* **Data to process**:

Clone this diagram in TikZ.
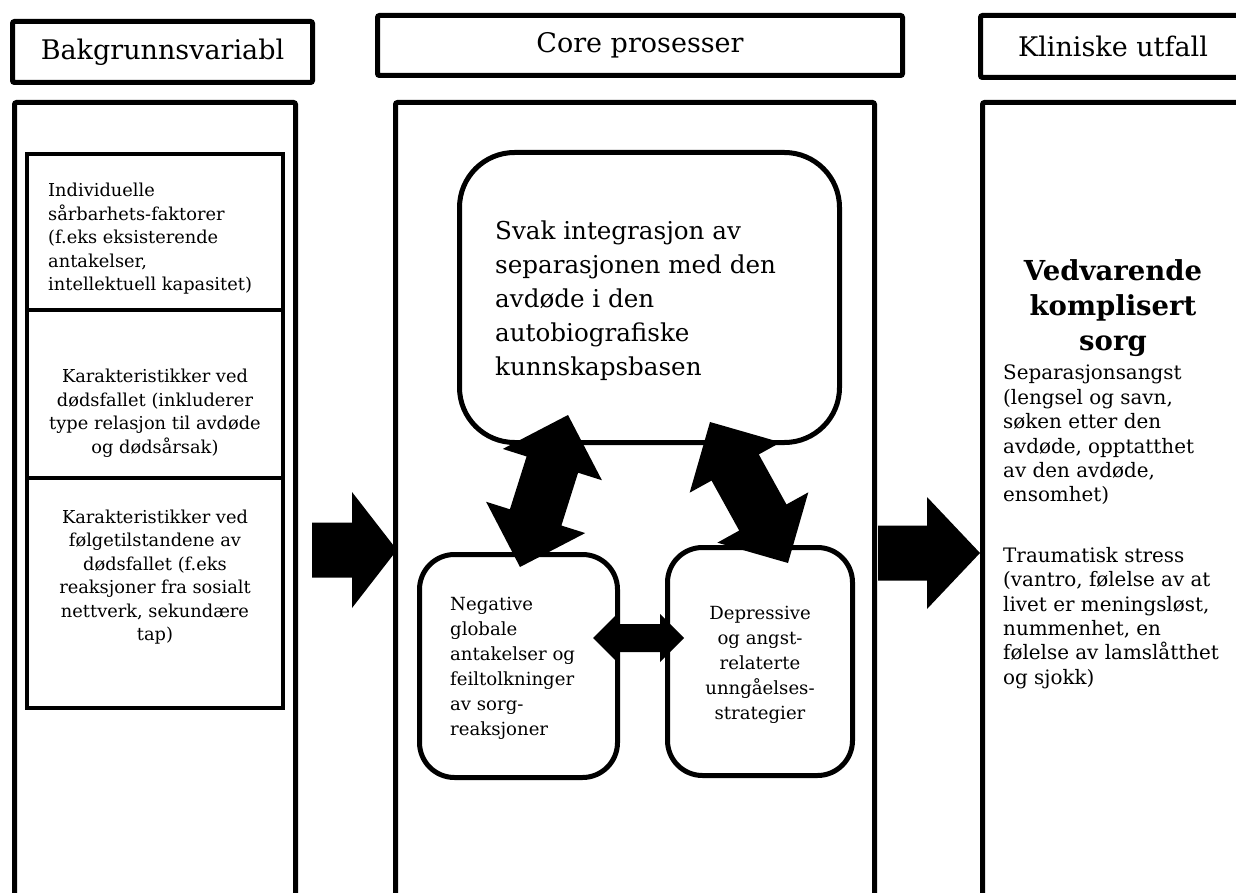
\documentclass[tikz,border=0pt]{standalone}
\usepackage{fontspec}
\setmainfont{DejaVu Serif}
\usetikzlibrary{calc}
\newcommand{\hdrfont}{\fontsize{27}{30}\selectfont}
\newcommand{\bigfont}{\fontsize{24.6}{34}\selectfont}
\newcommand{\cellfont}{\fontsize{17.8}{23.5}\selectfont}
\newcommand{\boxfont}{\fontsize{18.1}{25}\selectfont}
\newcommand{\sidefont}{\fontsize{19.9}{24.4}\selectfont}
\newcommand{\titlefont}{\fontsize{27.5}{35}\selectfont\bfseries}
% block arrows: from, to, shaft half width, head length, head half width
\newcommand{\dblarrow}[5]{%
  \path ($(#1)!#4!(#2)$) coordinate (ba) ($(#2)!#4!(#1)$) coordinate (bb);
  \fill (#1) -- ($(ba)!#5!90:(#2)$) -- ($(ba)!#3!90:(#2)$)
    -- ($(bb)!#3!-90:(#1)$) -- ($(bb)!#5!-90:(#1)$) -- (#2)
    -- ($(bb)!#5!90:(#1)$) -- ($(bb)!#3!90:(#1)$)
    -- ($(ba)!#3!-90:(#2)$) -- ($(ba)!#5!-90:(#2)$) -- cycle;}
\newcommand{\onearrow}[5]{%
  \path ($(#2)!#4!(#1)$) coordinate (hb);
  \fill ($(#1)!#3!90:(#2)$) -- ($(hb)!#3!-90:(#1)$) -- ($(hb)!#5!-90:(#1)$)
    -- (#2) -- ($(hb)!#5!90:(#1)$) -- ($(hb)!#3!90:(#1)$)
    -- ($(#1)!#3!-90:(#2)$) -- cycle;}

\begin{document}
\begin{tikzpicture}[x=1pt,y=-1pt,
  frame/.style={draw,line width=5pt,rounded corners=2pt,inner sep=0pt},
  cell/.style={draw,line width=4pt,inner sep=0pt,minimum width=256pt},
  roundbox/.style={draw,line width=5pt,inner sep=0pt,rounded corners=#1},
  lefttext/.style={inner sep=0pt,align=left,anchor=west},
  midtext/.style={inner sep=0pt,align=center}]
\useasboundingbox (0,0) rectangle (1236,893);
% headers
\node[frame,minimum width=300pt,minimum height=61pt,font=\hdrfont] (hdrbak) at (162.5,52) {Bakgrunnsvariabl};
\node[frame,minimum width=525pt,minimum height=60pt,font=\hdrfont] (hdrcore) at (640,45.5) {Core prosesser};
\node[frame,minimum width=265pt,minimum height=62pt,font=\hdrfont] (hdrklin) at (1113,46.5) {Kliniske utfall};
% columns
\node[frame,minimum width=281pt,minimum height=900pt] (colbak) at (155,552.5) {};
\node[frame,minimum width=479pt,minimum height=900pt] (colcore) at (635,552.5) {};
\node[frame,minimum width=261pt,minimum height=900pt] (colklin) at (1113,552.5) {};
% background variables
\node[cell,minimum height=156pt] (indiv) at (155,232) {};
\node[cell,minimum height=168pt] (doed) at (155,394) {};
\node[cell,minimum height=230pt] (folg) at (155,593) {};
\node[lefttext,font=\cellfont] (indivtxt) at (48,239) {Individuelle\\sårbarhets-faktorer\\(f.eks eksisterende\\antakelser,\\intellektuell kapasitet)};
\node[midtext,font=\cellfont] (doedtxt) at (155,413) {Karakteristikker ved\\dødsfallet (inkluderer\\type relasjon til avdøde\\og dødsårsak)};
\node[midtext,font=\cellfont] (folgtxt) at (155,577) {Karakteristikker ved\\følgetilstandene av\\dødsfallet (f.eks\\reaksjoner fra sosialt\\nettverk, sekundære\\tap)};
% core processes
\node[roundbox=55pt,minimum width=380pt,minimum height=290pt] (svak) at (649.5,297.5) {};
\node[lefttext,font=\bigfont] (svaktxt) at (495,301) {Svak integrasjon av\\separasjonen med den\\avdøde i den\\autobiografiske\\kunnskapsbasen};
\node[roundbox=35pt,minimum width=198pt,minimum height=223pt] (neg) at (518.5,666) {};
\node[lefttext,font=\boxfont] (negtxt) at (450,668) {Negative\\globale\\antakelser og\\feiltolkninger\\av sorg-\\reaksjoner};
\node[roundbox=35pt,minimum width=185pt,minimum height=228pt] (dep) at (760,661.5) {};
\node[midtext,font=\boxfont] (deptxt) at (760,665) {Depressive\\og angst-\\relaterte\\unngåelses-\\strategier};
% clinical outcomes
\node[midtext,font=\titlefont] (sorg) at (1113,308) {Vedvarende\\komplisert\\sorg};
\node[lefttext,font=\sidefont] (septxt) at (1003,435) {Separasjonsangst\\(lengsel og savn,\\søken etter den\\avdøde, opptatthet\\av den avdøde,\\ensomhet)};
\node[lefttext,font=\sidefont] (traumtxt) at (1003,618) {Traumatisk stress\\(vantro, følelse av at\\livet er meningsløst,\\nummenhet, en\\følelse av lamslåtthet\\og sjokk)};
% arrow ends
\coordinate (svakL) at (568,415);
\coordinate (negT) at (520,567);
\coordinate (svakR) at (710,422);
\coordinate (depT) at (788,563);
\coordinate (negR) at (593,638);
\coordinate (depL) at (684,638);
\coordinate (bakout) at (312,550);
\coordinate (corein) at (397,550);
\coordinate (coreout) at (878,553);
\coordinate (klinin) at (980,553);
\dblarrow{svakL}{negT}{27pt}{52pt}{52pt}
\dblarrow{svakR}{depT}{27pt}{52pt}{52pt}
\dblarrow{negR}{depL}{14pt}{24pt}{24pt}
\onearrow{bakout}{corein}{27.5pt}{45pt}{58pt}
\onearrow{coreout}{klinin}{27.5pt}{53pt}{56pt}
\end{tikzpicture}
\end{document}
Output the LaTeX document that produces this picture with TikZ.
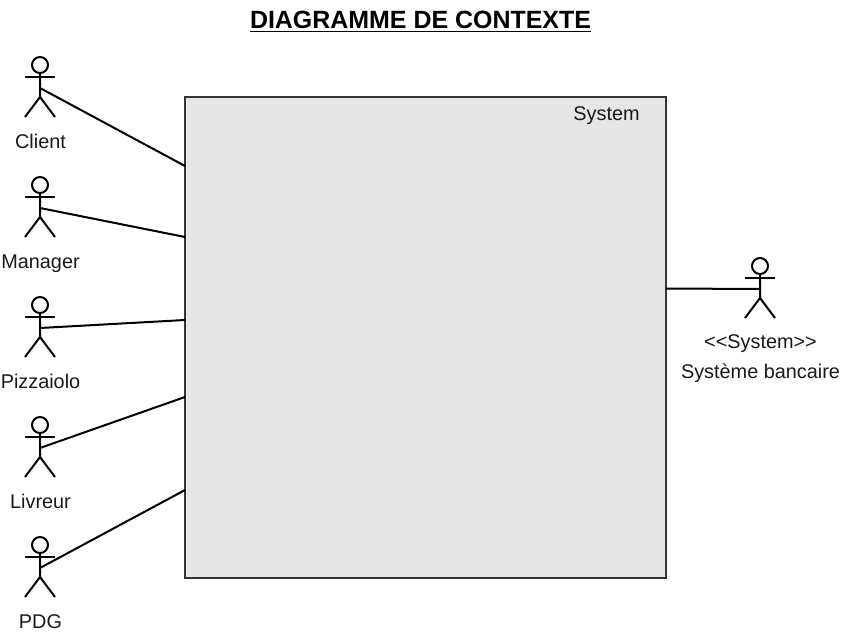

* **What the task requires**:
The records above must be printed exactly; the pictures stay out.

* **Exercise output**:
Clone this diagram in TikZ.
\documentclass[tikz,border=0pt]{standalone}
\usepackage{fontspec}
\setmainfont{DejaVu Serif}
\usetikzlibrary{calc}
\newcommand{\hdrfont}{\fontsize{27}{30}\selectfont}
\newcommand{\bigfont}{\fontsize{24.6}{34}\selectfont}
\newcommand{\cellfont}{\fontsize{17.8}{23.5}\selectfont}
\newcommand{\boxfont}{\fontsize{18.1}{25}\selectfont}
\newcommand{\sidefont}{\fontsize{19.9}{24.4}\selectfont}
\newcommand{\titlefont}{\fontsize{27.5}{35}\selectfont\bfseries}
% block arrows: from, to, shaft half width, head length, head half width
\newcommand{\dblarrow}[5]{%
  \path ($(#1)!#4!(#2)$) coordinate (ba) ($(#2)!#4!(#1)$) coordinate (bb);
  \fill (#1) -- ($(ba)!#5!90:(#2)$) -- ($(ba)!#3!90:(#2)$)
    -- ($(bb)!#3!-90:(#1)$) -- ($(bb)!#5!-90:(#1)$) -- (#2)
    -- ($(bb)!#5!90:(#1)$) -- ($(bb)!#3!90:(#1)$)
    -- ($(ba)!#3!-90:(#2)$) -- ($(ba)!#5!-90:(#2)$) -- cycle;}
\newcommand{\onearrow}[5]{%
  \path ($(#2)!#4!(#1)$) coordinate (hb);
  \fill ($(#1)!#3!90:(#2)$) -- ($(hb)!#3!-90:(#1)$) -- ($(hb)!#5!-90:(#1)$)
    -- (#2) -- ($(hb)!#5!90:(#1)$) -- ($(hb)!#3!90:(#1)$)
    -- ($(#1)!#3!-90:(#2)$) -- cycle;}

\begin{document}
\begin{tikzpicture}[x=1pt,y=-1pt,
  frame/.style={draw,line width=5pt,rounded corners=2pt,inner sep=0pt},
  cell/.style={draw,line width=4pt,inner sep=0pt,minimum width=256pt},
  roundbox/.style={draw,line width=5pt,inner sep=0pt,rounded corners=#1},
  lefttext/.style={inner sep=0pt,align=left,anchor=west},
  midtext/.style={inner sep=0pt,align=center}]
\useasboundingbox (0,0) rectangle (1236,893);
% headers
\node[frame,minimum width=300pt,minimum height=61pt,font=\hdrfont] (hdrbak) at (162.5,52) {Bakgrunnsvariabl};
\node[frame,minimum width=525pt,minimum height=60pt,font=\hdrfont] (hdrcore) at (640,45.5) {Core prosesser};
\node[frame,minimum width=265pt,minimum height=62pt,font=\hdrfont] (hdrklin) at (1113,46.5) {Kliniske utfall};
% columns
\node[frame,minimum width=281pt,minimum height=900pt] (colbak) at (155,552.5) {};
\node[frame,minimum width=479pt,minimum height=900pt] (colcore) at (635,552.5) {};
\node[frame,minimum width=261pt,minimum height=900pt] (colklin) at (1113,552.5) {};
% background variables
\node[cell,minimum height=156pt] (indiv) at (155,232) {};
\node[cell,minimum height=168pt] (doed) at (155,394) {};
\node[cell,minimum height=230pt] (folg) at (155,593) {};
\node[lefttext,font=\cellfont] (indivtxt) at (48,239) {Individuelle\\sårbarhets-faktorer\\(f.eks eksisterende\\antakelser,\\intellektuell kapasitet)};
\node[midtext,font=\cellfont] (doedtxt) at (155,413) {Karakteristikker ved\\dødsfallet (inkluderer\\type relasjon til avdøde\\og dødsårsak)};
\node[midtext,font=\cellfont] (folgtxt) at (155,577) {Karakteristikker ved\\følgetilstandene av\\dødsfallet (f.eks\\reaksjoner fra sosialt\\nettverk, sekundære\\tap)};
% core processes
\node[roundbox=55pt,minimum width=380pt,minimum height=290pt] (svak) at (649.5,297.5) {};
\node[lefttext,font=\bigfont] (svaktxt) at (495,301) {Svak integrasjon av\\separasjonen med den\\avdøde i den\\autobiografiske\\kunnskapsbasen};
\node[roundbox=35pt,minimum width=198pt,minimum height=223pt] (neg) at (518.5,666) {};
\node[lefttext,font=\boxfont] (negtxt) at (450,668) {Negative\\globale\\antakelser og\\feiltolkninger\\av sorg-\\reaksjoner};
\node[roundbox=35pt,minimum width=185pt,minimum height=228pt] (dep) at (760,661.5) {};
\node[midtext,font=\boxfont] (deptxt) at (760,665) {Depressive\\og angst-\\relaterte\\unngåelses-\\strategier};
% clinical outcomes
\node[midtext,font=\titlefont] (sorg) at (1113,308) {Vedvarende\\komplisert\\sorg};
\node[lefttext,font=\sidefont] (septxt) at (1003,435) {Separasjonsangst\\(lengsel og savn,\\søken etter den\\avdøde, opptatthet\\av den avdøde,\\ensomhet)};
\node[lefttext,font=\sidefont] (traumtxt) at (1003,618) {Traumatisk stress\\(vantro, følelse av at\\livet er meningsløst,\\nummenhet, en\\følelse av lamslåtthet\\og sjokk)};
% arrow ends
\coordinate (svakL) at (568,415);
\coordinate (negT) at (520,567);
\coordinate (svakR) at (710,422);
\coordinate (depT) at (788,563);
\coordinate (negR) at (593,638);
\coordinate (depL) at (684,638);
\coordinate (bakout) at (312,550);
\coordinate (corein) at (397,550);
\coordinate (coreout) at (878,553);
\coordinate (klinin) at (980,553);
\dblarrow{svakL}{negT}{27pt}{52pt}{52pt}
\dblarrow{svakR}{depT}{27pt}{52pt}{52pt}
\dblarrow{negR}{depL}{14pt}{24pt}{24pt}
\onearrow{bakout}{corein}{27.5pt}{45pt}{58pt}
\onearrow{coreout}{klinin}{27.5pt}{53pt}{56pt}
\end{tikzpicture}
\end{document}
Output the LaTeX document that produces this picture with TikZ.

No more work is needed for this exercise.